I think this set was made in New York in 1948 and not, as noted in the jewel case, 1949. In any case it’s very much a specialist acquisition given two unavoidable realities. Firstly, the recordings were very poorly engineered and second, Enesco had been in steady decline technically since the later 1930s. He had also been subject to serious physical strains, not least a stroke, and was later to become infirm. In the main, and even among specialists, I suspect that these recordings are more spoken of than actually listened to. Many will have been put off by both of the points noted above; few will have lasted the course even if they ventured into the acquisition of any of the restorations that have appeared over the last twenty years.
 
Philips issued their No-Noise effort in 1989 and it was a resounding failure. If anything it made the original LPs sound even worse than they were, which is something of a feat. Since then Japanese Philips has had a go, though I’ve not heard it, and there’s a Naxos download to be had - though again I’ve yet to hear it, and can’t venture a view on the transfer. Green Door is a Japanese company that has restored quite a number of historically significant violin material, and in addition to Enesco’s Bach, they’ve also - I’ll just mention this in passing - released two discs devoted to the art of Albert Spalding. You’ll probably need to go to search quite widely to see if they’re still available.
 
Forgotten Records emerges with its own transfer.
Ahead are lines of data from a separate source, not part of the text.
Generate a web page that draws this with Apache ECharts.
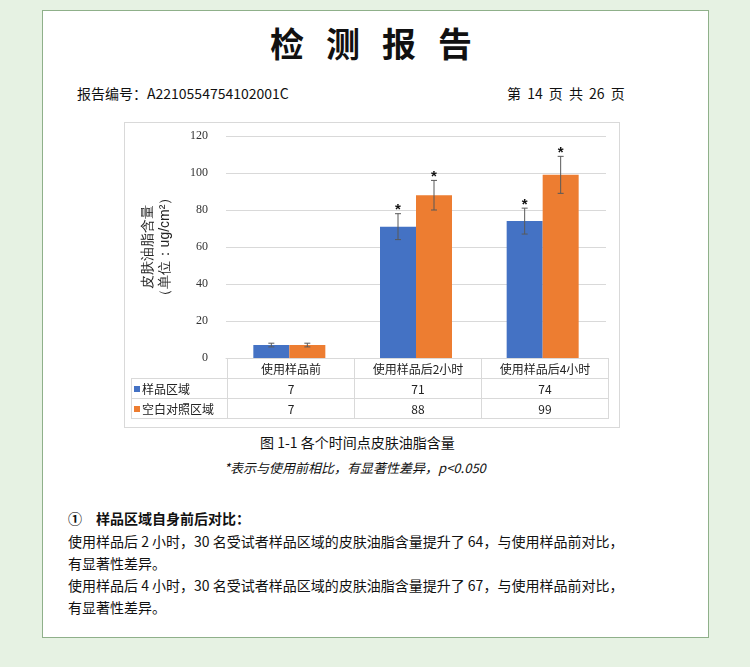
<!DOCTYPE html>
<html><head><meta charset="utf-8">
<script src="https://cdn.jsdelivr.net/npm/echarts@6/dist/echarts.min.js"></script>
<style>
body{margin:0;width:750px;height:667px;background:#e6f2e3;font-family:"Noto Sans CJK SC",sans-serif;position:relative;overflow:hidden}
#page{position:absolute;left:42px;top:10px;width:665px;height:626px;background:#fff;border:1px solid #8fb08a}
.t{position:absolute;color:#111;white-space:nowrap}
#chart{position:absolute;left:124px;top:122px;width:496px;height:306px;border:1px solid #d9d9d9;box-sizing:border-box}
table{position:absolute;left:131px;top:358px;border-collapse:collapse;font-size:12px;color:#222}
td{border:1px solid #d9d9d9;height:19px;text-align:center;padding:0;width:126px}
td.l{width:93px;text-align:left;padding-left:2px}
.sq{display:inline-block;width:6px;height:6px;margin-right:2px;vertical-align:2px}
</style></head><body>
<div id="page"></div>
<div class="t" style="left:270px;top:18px;font-size:34px;font-weight:bold;letter-spacing:22px">检测报告</div>
<div class="t" style="left:77px;top:83px;font-size:14px">报告编号：A2210554754102001C</div>
<div class="t" style="left:507px;top:83px;font-size:14px;word-spacing:3px">第 14 页 共 26 页</div>
<div id="chart"></div>
<table>
<tr><td class="l" style="border-top:none;border-left:none"></td><td>使用样品前</td><td>使用样品后2小时</td><td>使用样品后4小时</td></tr>
<tr><td class="l"><span class="sq" style="background:#4472c4"></span>样品区域</td><td id="a0"></td><td id="a1"></td><td id="a2"></td></tr>
<tr><td class="l"><span class="sq" style="background:#ed7d31"></span>空白对照区域</td><td id="b0"></td><td id="b1"></td><td id="b2"></td></tr>
</table>
<div class="t" style="left:260px;top:432px;font-size:14px">图 1-1 各个时间点皮肤油脂含量</div>
<div class="t" style="left:224px;top:458px;font-size:13px;font-style:italic">*表示与使用前相比，有显著性差异，p&lt;0.050</div>
<div class="t" style="left:68px;top:508px;font-size:14px;font-weight:bold">①　样品区域自身前后对比：</div>
<div class="t" style="left:68px;top:530px;font-size:14px;line-height:22px">使用样品后 2 小时，30 名受试者样品区域的皮肤油脂含量提升了 64，与使用样品前对比，<br>有显著性差异。<br>使用样品后 4 小时，30 名受试者样品区域的皮肤油脂含量提升了 67，与使用样品前对比，<br>有显著性差异。</div>
<script>
const categories=["使用样品前","使用样品后2小时","使用样品后4小时"];
const sampleVals=[7,71,74];
const controlVals=[7,88,99];
const sampleErr=[1,7,7];
const controlErr=[1,8,10];
const sampleSig=[false,true,true];
const controlSig=[false,true,true];
const yTicks=[0,20,40,60,80,100,120];
sampleVals.forEach((v,i)=>document.getElementById('a'+i).textContent=v);
controlVals.forEach((v,i)=>document.getElementById('b'+i).textContent=v);
const c=echarts.init(document.getElementById('chart'));
function errSeries(vals,errs,sig,off){
 return {type:'custom',z:5,data:vals.map((v,i)=>[i,v,errs[i],sig[i]?1:0]),
 renderItem(p,api){const x=api.coord([api.value(0),0])[0]+off;
  const hi=api.coord([0,api.value(1)+api.value(2)])[1],lo=api.coord([0,api.value(1)-api.value(2)])[1];
  const st={stroke:'#595959',lineWidth:1};
  const ch=[{type:'line',shape:{x1:x,y1:hi,x2:x,y2:lo},style:st},
   {type:'line',shape:{x1:x-3,y1:hi,x2:x+3,y2:hi},style:st},
   {type:'line',shape:{x1:x-3,y1:lo,x2:x+3,y2:lo},style:st}];
  if(api.value(3))ch.push({type:'text',style:{text:'*',x:x,y:hi+4,align:'center',verticalAlign:'bottom',font:'bold 15px sans-serif',fill:'#111'}});
  return {type:'group',children:ch};}};
}
c.setOption({animation:false,
 grid:{left:101,top:13,right:13,bottom:69},
 xAxis:{type:'category',data:categories,axisLabel:{show:false},axisTick:{show:false},axisLine:{lineStyle:{color:'#d9d9d9'}}},
 yAxis:{type:'value',min:0,max:120,interval:20,axisLine:{show:false},axisTick:{show:false},
  splitLine:{lineStyle:{color:'#d9d9d9'}},axisLabel:{color:'#333',fontSize:12,margin:18,fontFamily:'Liberation Serif'},
  name:'皮肤油脂含量\n（单位：ug/cm²）',nameLocation:'middle',nameRotate:90,nameGap:52,nameTextStyle:{fontSize:14,color:'#222',lineHeight:17}},
 series:[
  {type:'bar',data:sampleVals,barWidth:36,barGap:'0%',itemStyle:{color:'#4472c4'}},
  {type:'bar',data:controlVals,barWidth:36,itemStyle:{color:'#ed7d31'}},
  errSeries(sampleVals,sampleErr,sampleSig,-18),
  errSeries(controlVals,controlErr,controlSig,18)
 ]});
</script></body></html>
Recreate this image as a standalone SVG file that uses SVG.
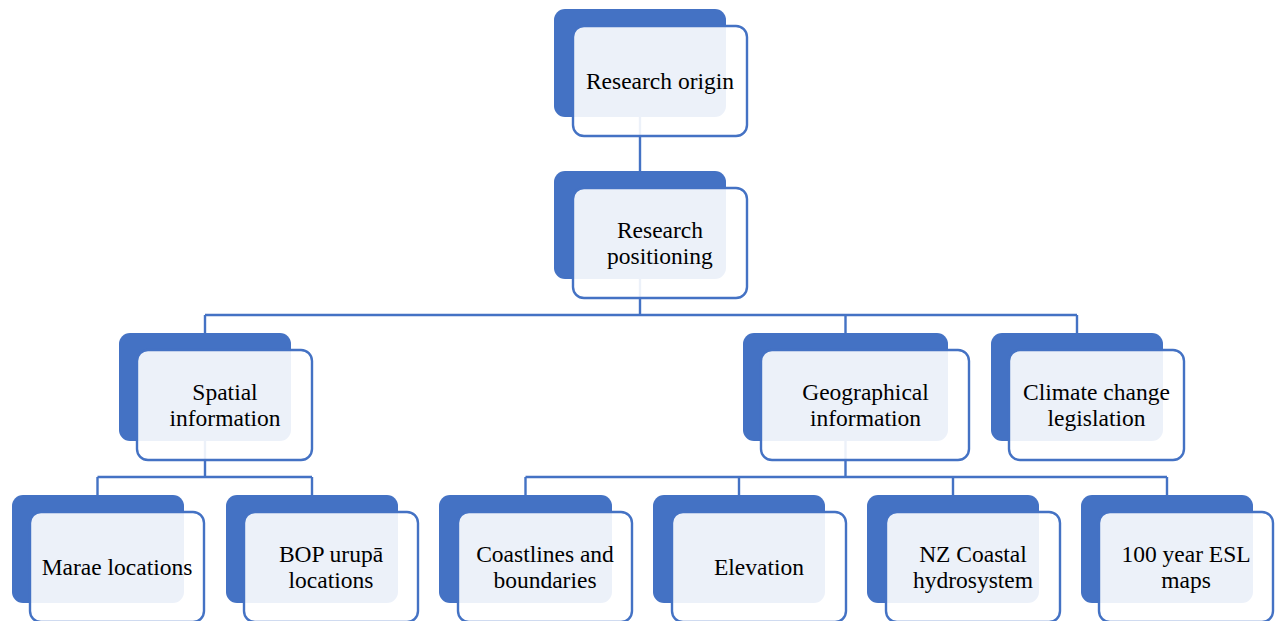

The material is derived from three companies’ LPs; Continental and Remington, but also Olympic Records and Melodiya - in the last named, transferring just the opening Adagio, it seems, from Sonata No.1. Similarly an Electrecord LP [ECE0166] has been mined for two movements of the Third Partita and the Fugue (only) from Third Sonata. So source material varies - presumably because some of the other LPs utilised for transfer had suffered damage or were to be found in inferior transfers. I can only infer this, as there are no notes, as is normal for FR re-issues.
 
The transfers are streets ahead of the No-Noise Philips, as one would have hoped, but I can’t constructively compare and contrast any other of the already-cited transfers. Should you want to hear these lofty, noble, un-romanticised but deeply expressively wrought performances you can do so with a degree of confidence. You will find numerous imperfections, and you will find also, as with Enesco’s friend and colleague Jacques Thibaud’s last recordings and taped concerts, that intonation is often severely compromised. As with Thibaud, the wise listener will also hear marvels of phrasing and wisdom, a concrete conception of the sonatas and partitas which remains both laudable and fallible. Violinistically - specifically technically - these recordings represent a deep falling off from the standard of his pre-war Columbia 78s, but in terms of emotive engagement with the music, they embody a rich corpus of truths from one of the most complete musicians of the twentieth-century.